### WHAT YOU SHOULD DO
Leave out the pictures and copy everything else below exactly.

### PROVIDED MATERIAL
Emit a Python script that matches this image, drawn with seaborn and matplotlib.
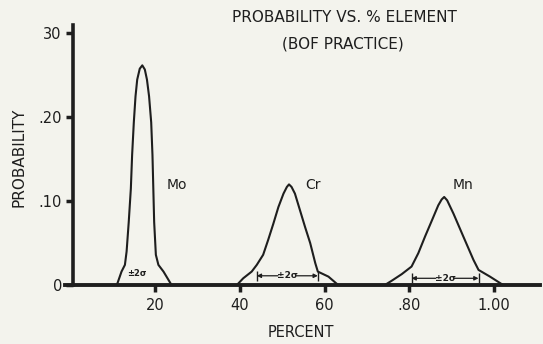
import matplotlib
matplotlib.use("Agg")
import matplotlib.pyplot as plt
import seaborn as sns
import pandas as pd

# curve points (x in percent, y = probability)
mo_x = [0.110, 0.121, 0.129, 0.133, 0.138, 0.143, 0.146, 0.150, 0.154, 0.158, 0.164, 0.170,
        0.176, 0.181, 0.186, 0.191, 0.194, 0.196, 0.198, 0.202, 0.208, 0.220, 0.239]
mo_y = [0.000, 0.016, 0.024, 0.040, 0.075, 0.115, 0.155, 0.194, 0.225, 0.245, 0.258, 0.262,
        0.257, 0.245, 0.225, 0.194, 0.155, 0.115, 0.075, 0.036, 0.024, 0.016, 0.000]

cr_x = [0.393, 0.408, 0.428, 0.440, 0.455, 0.467, 0.479, 0.491, 0.503, 0.511, 0.516,
        0.522, 0.530, 0.542, 0.554, 0.566, 0.578, 0.584, 0.609, 0.632]
cr_y = [0.000, 0.008, 0.016, 0.024, 0.036, 0.054, 0.073, 0.093, 0.109, 0.117, 0.120,
        0.117, 0.109, 0.089, 0.069, 0.050, 0.026, 0.016, 0.010, 0.000]

mn_x = [0.742, 0.758, 0.782, 0.805, 0.821, 0.837, 0.853, 0.868, 0.876, 0.882,
        0.889, 0.904, 0.927, 0.951, 0.963, 0.990, 1.021]
mn_y = [0.000, 0.005, 0.013, 0.022, 0.038, 0.058, 0.077, 0.095, 0.102, 0.105,
        0.101, 0.085, 0.058, 0.030, 0.018, 0.010, 0.000]

elements = ["Mo", "Cr", "Mn"]
label_x = [0.251, 0.573, 0.927]
label_y = 0.119

# +-2 sigma bands (start, end, height)
mo_band = (0.158, 0.014)
cr_band = (0.440, 0.584, 0.011)
mn_band = (0.805, 0.963, 0.008)

xticks = [0.2, 0.4, 0.6, 0.8, 1.0]
xticklabels = ["20", "40", "60", ".80", "1.00"]
yticks = [0.0, 0.1, 0.2, 0.3]
yticklabels = ["0", ".10", ".20", "30"]

df = pd.concat([
    pd.DataFrame({"pct": mo_x, "prob": mo_y, "element": "Mo"}),
    pd.DataFrame({"pct": cr_x, "prob": cr_y, "element": "Cr"}),
    pd.DataFrame({"pct": mn_x, "prob": mn_y, "element": "Mn"}),
])

bg = "#f3f3ed"
ink = "#1e1e1e"
sns.set_style("ticks")
plt.rcParams["font.family"] = ["DejaVu Sans"]

fig = plt.figure(figsize=(5.43, 3.44), dpi=100, facecolor=bg)
ax = fig.add_axes([0.1197, 0.1715, 0.8748, 0.7555])
ax.set_facecolor(bg)

sns.lineplot(data=df, x="pct", y="prob", hue="element", units="element", estimator=None,
             palette={e: ink for e in elements}, linewidth=1.5, legend=False, ax=ax)

ax.set_xlim(-0.0123, 1.108)
ax.set_ylim(0, 0.31)

# axes styling
sns.despine(ax=ax, top=True, right=True)
ax.spines["left"].set_position(("data", 0.0066))
ax.spines["left"].set_linewidth(2.6)
ax.spines["bottom"].set_linewidth(2.8)
ax.spines["left"].set_color(ink)
ax.spines["bottom"].set_color(ink)

ax.set_xticks(xticks)
ax.set_xticklabels(xticklabels)
ax.set_yticks(yticks)
ax.set_yticklabels(yticklabels)
ax.tick_params(axis="x", direction="out", length=5, width=2.5, pad=4, labelsize=10.5,
               colors=ink)
ax.tick_params(axis="y", direction="out", length=5, width=2.5, pad=3, labelsize=10.5,
               colors=ink)

ax.set_xlabel("")
ax.set_ylabel("")
ax.text(0.497, -0.181, "PERCENT", transform=ax.transAxes, ha="center", va="center",
        fontsize=10.5, color=ink)
ax.text(-0.097, 0.49, "PROBABILITY", transform=ax.transAxes, ha="center", va="center",
        rotation=90, fontsize=11, color=ink)

# titles
fig.text(0.635, 0.949, "PROBABILITY VS. % ELEMENT", ha="center", va="center",
         fontsize=11, color=ink)
fig.text(0.632, 0.873, "(BOF PRACTICE)", ha="center", va="center",
         fontsize=11, color=ink)

# element labels
for name, lx in zip(elements, label_x):
    ax.text(lx, label_y, name, ha="center", va="center", fontsize=10, color=ink)

# +-2 sigma markers
ax.text(mo_band[0], mo_band[1], "±2σ", ha="center", va="center", fontsize=6,
        fontweight="bold", color=ink)
for x0, x1, yb in [cr_band, mn_band]:
    xc = (x0 + x1) / 2
    ax.text(xc, yb, "±2σ", ha="center", va="center", fontsize=6.5,
            fontweight="bold", color=ink)
    ax.annotate("", xy=(x0, yb), xytext=(xc - 0.022, yb),
                arrowprops=dict(arrowstyle="-|>", color=ink, lw=0.9,
                                mutation_scale=6, shrinkA=0, shrinkB=0))
    ax.annotate("", xy=(x1, yb), xytext=(xc + 0.022, yb),
                arrowprops=dict(arrowstyle="-|>", color=ink, lw=0.9,
                                mutation_scale=6, shrinkA=0, shrinkB=0))
    ax.vlines([x0, x1], yb - 0.006, yb + 0.006, color=ink, lw=1.0)

fig.savefig("out.png", dpi=100, facecolor=bg)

### EXERCISE OUTPUT
Emit a Python script that matches this image, drawn with seaborn and matplotlib.
import matplotlib
matplotlib.use("Agg")
import matplotlib.pyplot as plt
import seaborn as sns
import pandas as pd

# curve points (x in percent, y = probability)
mo_x = [0.110, 0.121, 0.129, 0.133, 0.138, 0.143, 0.146, 0.150, 0.154, 0.158, 0.164, 0.170,
        0.176, 0.181, 0.186, 0.191, 0.194, 0.196, 0.198, 0.202, 0.208, 0.220, 0.239]
mo_y = [0.000, 0.016, 0.024, 0.040, 0.075, 0.115, 0.155, 0.194, 0.225, 0.245, 0.258, 0.262,
        0.257, 0.245, 0.225, 0.194, 0.155, 0.115, 0.075, 0.036, 0.024, 0.016, 0.000]

cr_x = [0.393, 0.408, 0.428, 0.440, 0.455, 0.467, 0.479, 0.491, 0.503, 0.511, 0.516,
        0.522, 0.530, 0.542, 0.554, 0.566, 0.578, 0.584, 0.609, 0.632]
cr_y = [0.000, 0.008, 0.016, 0.024, 0.036, 0.054, 0.073, 0.093, 0.109, 0.117, 0.120,
        0.117, 0.109, 0.089, 0.069, 0.050, 0.026, 0.016, 0.010, 0.000]

mn_x = [0.742, 0.758, 0.782, 0.805, 0.821, 0.837, 0.853, 0.868, 0.876, 0.882,
        0.889, 0.904, 0.927, 0.951, 0.963, 0.990, 1.021]
mn_y = [0.000, 0.005, 0.013, 0.022, 0.038, 0.058, 0.077, 0.095, 0.102, 0.105,
        0.101, 0.085, 0.058, 0.030, 0.018, 0.010, 0.000]

elements = ["Mo", "Cr", "Mn"]
label_x = [0.251, 0.573, 0.927]
label_y = 0.119

# +-2 sigma bands (start, end, height)
mo_band = (0.158, 0.014)
cr_band = (0.440, 0.584, 0.011)
mn_band = (0.805, 0.963, 0.008)

xticks = [0.2, 0.4, 0.6, 0.8, 1.0]
xticklabels = ["20", "40", "60", ".80", "1.00"]
yticks = [0.0, 0.1, 0.2, 0.3]
yticklabels = ["0", ".10", ".20", "30"]

df = pd.concat([
    pd.DataFrame({"pct": mo_x, "prob": mo_y, "element": "Mo"}),
    pd.DataFrame({"pct": cr_x, "prob": cr_y, "element": "Cr"}),
    pd.DataFrame({"pct": mn_x, "prob": mn_y, "element": "Mn"}),
])

bg = "#f3f3ed"
ink = "#1e1e1e"
sns.set_style("ticks")
plt.rcParams["font.family"] = ["DejaVu Sans"]

fig = plt.figure(figsize=(5.43, 3.44), dpi=100, facecolor=bg)
ax = fig.add_axes([0.1197, 0.1715, 0.8748, 0.7555])
ax.set_facecolor(bg)

sns.lineplot(data=df, x="pct", y="prob", hue="element", units="element", estimator=None,
             palette={e: ink for e in elements}, linewidth=1.5, legend=False, ax=ax)

ax.set_xlim(-0.0123, 1.108)
ax.set_ylim(0, 0.31)

# axes styling
sns.despine(ax=ax, top=True, right=True)
ax.spines["left"].set_position(("data", 0.0066))
ax.spines["left"].set_linewidth(2.6)
ax.spines["bottom"].set_linewidth(2.8)
ax.spines["left"].set_color(ink)
ax.spines["bottom"].set_color(ink)

ax.set_xticks(xticks)
ax.set_xticklabels(xticklabels)
ax.set_yticks(yticks)
ax.set_yticklabels(yticklabels)
ax.tick_params(axis="x", direction="out", length=5, width=2.5, pad=4, labelsize=10.5,
               colors=ink)
ax.tick_params(axis="y", direction="out", length=5, width=2.5, pad=3, labelsize=10.5,
               colors=ink)

ax.set_xlabel("")
ax.set_ylabel("")
ax.text(0.497, -0.181, "PERCENT", transform=ax.transAxes, ha="center", va="center",
        fontsize=10.5, color=ink)
ax.text(-0.097, 0.49, "PROBABILITY", transform=ax.transAxes, ha="center", va="center",
        rotation=90, fontsize=11, color=ink)

# titles
fig.text(0.635, 0.949, "PROBABILITY VS. % ELEMENT", ha="center", va="center",
         fontsize=11, color=ink)
fig.text(0.632, 0.873, "(BOF PRACTICE)", ha="center", va="center",
         fontsize=11, color=ink)

# element labels
for name, lx in zip(elements, label_x):
    ax.text(lx, label_y, name, ha="center", va="center", fontsize=10, color=ink)

# +-2 sigma markers
ax.text(mo_band[0], mo_band[1], "±2σ", ha="center", va="center", fontsize=6,
        fontweight="bold", color=ink)
for x0, x1, yb in [cr_band, mn_band]:
    xc = (x0 + x1) / 2
    ax.text(xc, yb, "±2σ", ha="center", va="center", fontsize=6.5,
            fontweight="bold", color=ink)
    ax.annotate("", xy=(x0, yb), xytext=(xc - 0.022, yb),
                arrowprops=dict(arrowstyle="-|>", color=ink, lw=0.9,
                                mutation_scale=6, shrinkA=0, shrinkB=0))
    ax.annotate("", xy=(x1, yb), xytext=(xc + 0.022, yb),
                arrowprops=dict(arrowstyle="-|>", color=ink, lw=0.9,
                                mutation_scale=6, shrinkA=0, shrinkB=0))
    ax.vlines([x0, x1], yb - 0.006, yb + 0.006, color=ink, lw=1.0)

fig.savefig("out.png", dpi=100, facecolor=bg)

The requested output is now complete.